"O melhor da festa" (Nova Roma, 2009)
No interessante artigo "Crítica literária (e jornalismo cultural)", em que discute as condições para o exercício da crítica no Brasil de hoje, Luís Augusto Fischer caracteriza o Rio Grande do Sul, ao lado de Pernambuco e em comparação com os centros hegemônicos (Rio de Janeiro e São Paulo), como uma província "com vida relativamente autônoma, com lastro local reconhecível", cuja "identidade local (...) reativa a um nacionalismo frustrado, é fortemente recalcada e por isso mesmo fortíssima" (p. 64).
No âmbito da literatura, o estado capitaneado por Porto Alegre é sem dúvida um dos circuitos mais bem estruturados do país, com personalidade própria e atividade intensa. Tomado como possível exemplo desse fato, "O melhor da festa" tem sua força fundamentada não na qualidade ou no brilho individual de cada um dos textos, mas na vitalidade do conjunto, que, embora seja oscilante como em qualquer coletânea, se mantém constante ao longo do livro.
Cinismo, hedonismo e individualismo, marcas da literatura nascida em contextos urbanos contemporâneos, desfilam com ironia em dois dos contos mais bem resolvidos do volume, "Os dez mandamentos", de Flávio Ilha, e "Serão", de Luís Dill. No segundo texto, a situação relatada poderia se referir a qualquer grande cidade, mas é mesmo Porto Alegre (sutilmente reconhecível em palavras como "vila" e "churrasco") que é retratada como cenário de um cotidiano sombrio, propenso à violência gratuita.
A modernidade da capital gaúcha também é capturada, em "O melhor da festa", por textos tributários às vertentes literárias pop (em momentos maneiristas e pouco inspirados, assinados por Reginaldo Pujol Filho e Sidnei Schneider) e junkie (Marcelo Benvenutti). Na dimensão oposta, um certo ar interiorano e nostálgico comparece em contos como "Mijo bento", de Alexandre Florez, e "Nonoai", de Leandro Malósi Dóro.
Essas dimensões distintas são de certo modo combinadas, com efeito dramático, em "A caixa", de Pedro Gonzaga, o conto mais bem construído da coletânea. Aqui o retorno do narrador à casa de veraneio de sua infância se dá em meio a um suspense e a uma pulsão erótica que tornam a história irresistível. A aparição de um gambá (ao mesmo tempo singelo e ameaçador), no momento culminante da trama, prepara de maneira precisa a frustração final do personagem.

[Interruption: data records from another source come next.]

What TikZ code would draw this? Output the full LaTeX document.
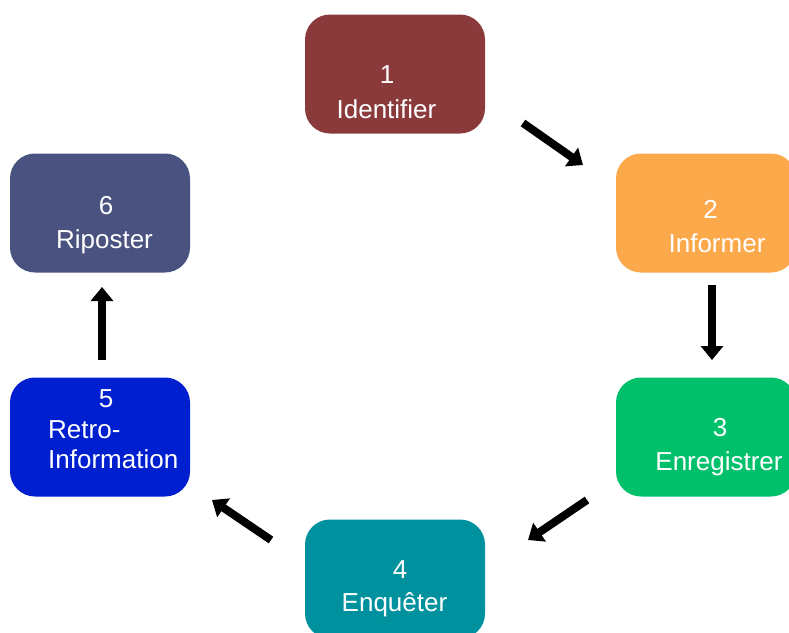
\documentclass[tikz,border=0pt]{standalone}
\usepackage{fontspec}
\setmainfont{Liberation Sans}
\usetikzlibrary{arrows.meta}
\definecolor{cone}{HTML}{8A3A3B}
\definecolor{ctwo}{HTML}{FBA94B}
\definecolor{cthree}{HTML}{00C06B}
\definecolor{cfour}{HTML}{00919E}
\definecolor{cfive}{HTML}{001FCF}
\definecolor{csix}{HTML}{4A527F}
\tikzset{
  box/.style={rounded corners=25pt, minimum width=180pt, minimum height=119pt, inner sep=0pt, draw=none},
  lbl/.style={text=white, anchor=base, inner sep=0pt, font=\fontsize{26}{31}\selectfont},
  flow/.style={line width=8pt, -{Triangle[width=22pt,length=14pt]}}
}
\begin{document}
\begin{tikzpicture}[x=1pt,y=-1pt]
\useasboundingbox (0,0) rectangle (789,632);
\clip (0,0) rectangle (789,632);
% boxes
\node[box, fill=cone]   (b1) at (395,74) {};
\node[box, fill=ctwo]   (b2) at (706,213) {};
\node[box, fill=cthree] (b3) at (706,437) {};
\node[box, fill=cfour]  (b4) at (395,579) {};
\node[box, fill=cfive]  (b5) at (100,437) {};
\node[box, fill=csix]   (b6) at (100,213) {};
% texts
\node[lbl] (n1) at (387,83) {1};
\node[lbl] (w1) at (386.5,118) {Identifier};
\node[lbl] (n2) at (710.5,218) {2};
\node[lbl] (w2) at (717,252) {Informer};
\node[lbl] (n3) at (720,436) {3};
\node[lbl] (w3) at (719,470) {Enregistrer};
\node[lbl] (n4) at (400,578) {4};
\node[lbl] (w4) at (394.5,611) {Enquêter};
\node[lbl] (n5) at (106,407) {5};
\node[lbl, anchor=base west] (w5a) at (48,438) {Retro-};
\node[lbl, anchor=base west] (w5b) at (48,468) {Information};
\node[lbl] (n6) at (106,214) {6};
\node[lbl] (w6) at (104.5,248) {Riposter};
% arrow end points
\coordinate (a1s) at (523,123);
\coordinate (a1e) at (583,165);
\coordinate (a2s) at (712,285);
\coordinate (a2e) at (712,360);
\coordinate (a3s) at (587,500);
\coordinate (a3e) at (528,540);
\coordinate (a4s) at (271,540);
\coordinate (a4e) at (212,500);
\coordinate (a5s) at (102,360);
\coordinate (a5e) at (102,287);
\draw[flow] (a1s) -- (a1e);
\draw[flow] (a2s) -- (a2e);
\draw[flow] (a3s) -- (a3e);
\draw[flow] (a4s) -- (a4e);
\draw[flow] (a5s) -- (a5e);
\end{tikzpicture}
\end{document}
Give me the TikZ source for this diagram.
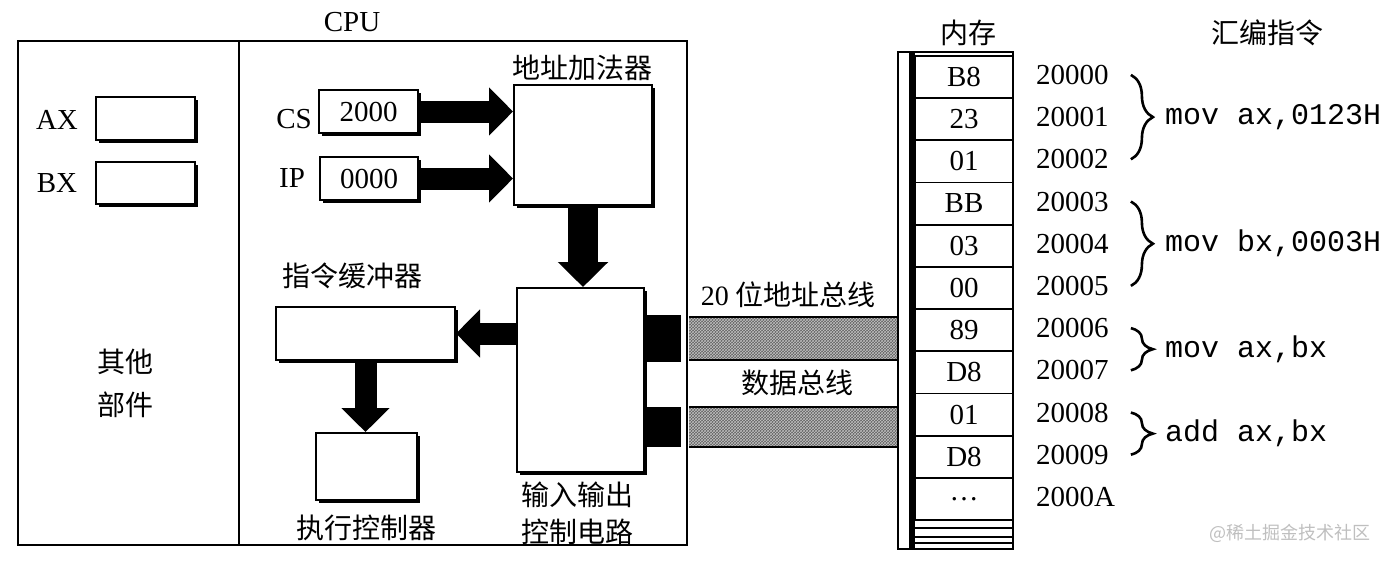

Entre os poetas, Everton Behenck se destaca com o poema sem título das páginas 35 e 36, que se ocupa "do que há embaixo / da pele", do "subcutâneo", "do que é submerso" e "não chega à tona". Eis um autor que utiliza com propriedade o verso curto (recurso tão banalizado na poesia de nossos tempos).
Estas são apenas algumas anotações breves sobre o livro, no intuito de convidar o leitor a curtir "O melhor da festa". A companhia é boa e a farra é certa.